Vielleicht später ist sozusagen ein defensives Mañana. Ein thematisch offenes Blog in der Jetztzeit mit Fotos, ein Versuch, in der Gegenwart zu schreiben. Die Gegenwart ist Berlin. Die Wege und Wände meist die gleichen wie in Umsonst & draußen. Vieles ist anders. Leute kommen vorbei. Die Fußball-WM, die wie Weihnachten oder Geburtstag immer zu früh kommt. An den Wänden gibt es Zeichen. Oder auf dem Boden. Wie in jedem Tagebuch geht es darum, sich selbst und die Welt im Blick des Anderen zu ordnen. In der Gegenwart. »Kommst du?« – »Vielleicht später«.
Eigentlich hatte ich schon vor ein paar Monaten zum Jobcenter gehen wollen, um ALG2 zu beantragen, es aber immer wieder verschoben, weil was dazwischengekommen war, aus Stolz, mein ganzes Leben bislang ohne staatliche Hilfen ausgekommen zu sein, aus Schüchternheit vor dem Unbekannten und der Angewohnheit, zu erledigende Sachen zu verschieben.
Ich hatte lange gezögert, aus Faulheit, Snobismus und Angst vor Formularen; vielleicht auch, weil ich dachte, als Aufstocker meine Streetcredibility zu verspielen, obgleich es eigentlich ja vielleicht auch umgekehrt war. Außerdem ging es auch nicht mehr anders. Es war Ende des Monats. Das Konto war bis zum Anschlag überzogen. Mein Durchschnittseinkommen lag mittlerweile bei sechshundert Euro. In der Tasche hatte ich noch 15 Euro.

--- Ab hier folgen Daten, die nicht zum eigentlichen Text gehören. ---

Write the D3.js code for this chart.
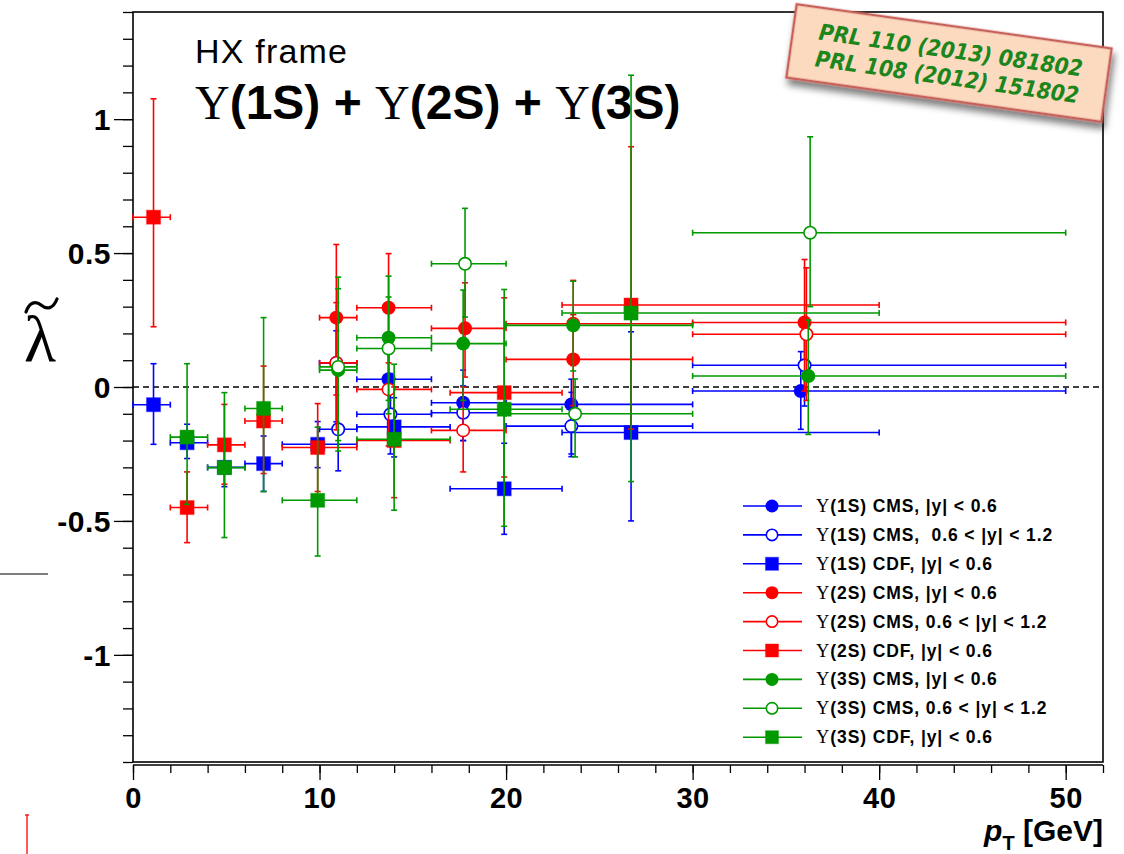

Das Geld, dass ich in drei Wochen bekommen würde, würde nicht einmal für Miete und Krankenkasse reichen.
So ging ich zum ersten Mal zum Jobcenter. Zum ersten Mal? – Nein, doch nicht. Das erste Mal war ich 1991 mit einigen DDR-Dokumentarfilmern beim Arbeitsamt gewesen, die zu DDR-Zeiten noch eine Festanstellung gehabt bzw. zu erwarten gehabt hatten und bei ihrem Arbeitsamtsbesuch von einigen Journalisten begleitet worden waren. Und es war wohl irgendwie zu zeigen gewesen, Kapitalismus bedeutet Arbeitsamt (wobei die Arbeitslosenquote 1991 kaum höher gewesen war als jetzt).
Es ist halb drei. Dass das Jobcenter in der Rudi-Dutschke-Straße liegt, gegenüber vom Springer-Hochhaus, ist witzig, bzw. ungewohnt. Der Mann in der Eingangswartehalle sieht sehr nett aus. Er trägt einen blauen Anzug und hat ein schönes Gesicht. Lächelnd erklärt er, dass es jetzt schon zu spät sei und ich morgen wiederkommen solle.
Auf dem Rückweg denke ich an M. Wie aufgeregt er gewesen war; vor 20 Jahren oder so, als er seinen Termin beim Jobcenter gehabt hatte. Er war den Weg extra am Tag zuvor gegangen, um sich vor der ersten Begegnung, bei der er voraussichtlich denk- und entscheidungsunfähig sein würde, nicht zu verlaufen.
Er kiffte in der Zeit eigentlich ununterbrochen, war aber trotzdem nicht glücklich, und nun lebt er im Pflegeheim, weil er nach seiner Haschphase auf Alkohol umgestiegen war, hat aber schon ein betreutes Wohnen in guter Lage in Aussicht.
In der Nacht kaum geschlafen, das Dösen am Morgen ist himmlisch, kurz überlegt, ob man heute tatsächlich zum Jobcenter sollte, und Selbstgespräche:
Eigentlich könnte man doch auch morgen hin.
Nein, morgen ist Samstag.
Ist morgen wirklich Samstag?
Ja!
Dann ist alles ganz nett. Die Sonne scheint. Ich bin tatsächlich um halb neun da. Ich funktioniere ganz normal für ein paar Stunden. Es geht recht zügig. Die Sachbearbeiterin ist sympathisch. Nach einer Stunde bin ich mit zwei Terminen wieder draußen. Die Sonne scheint.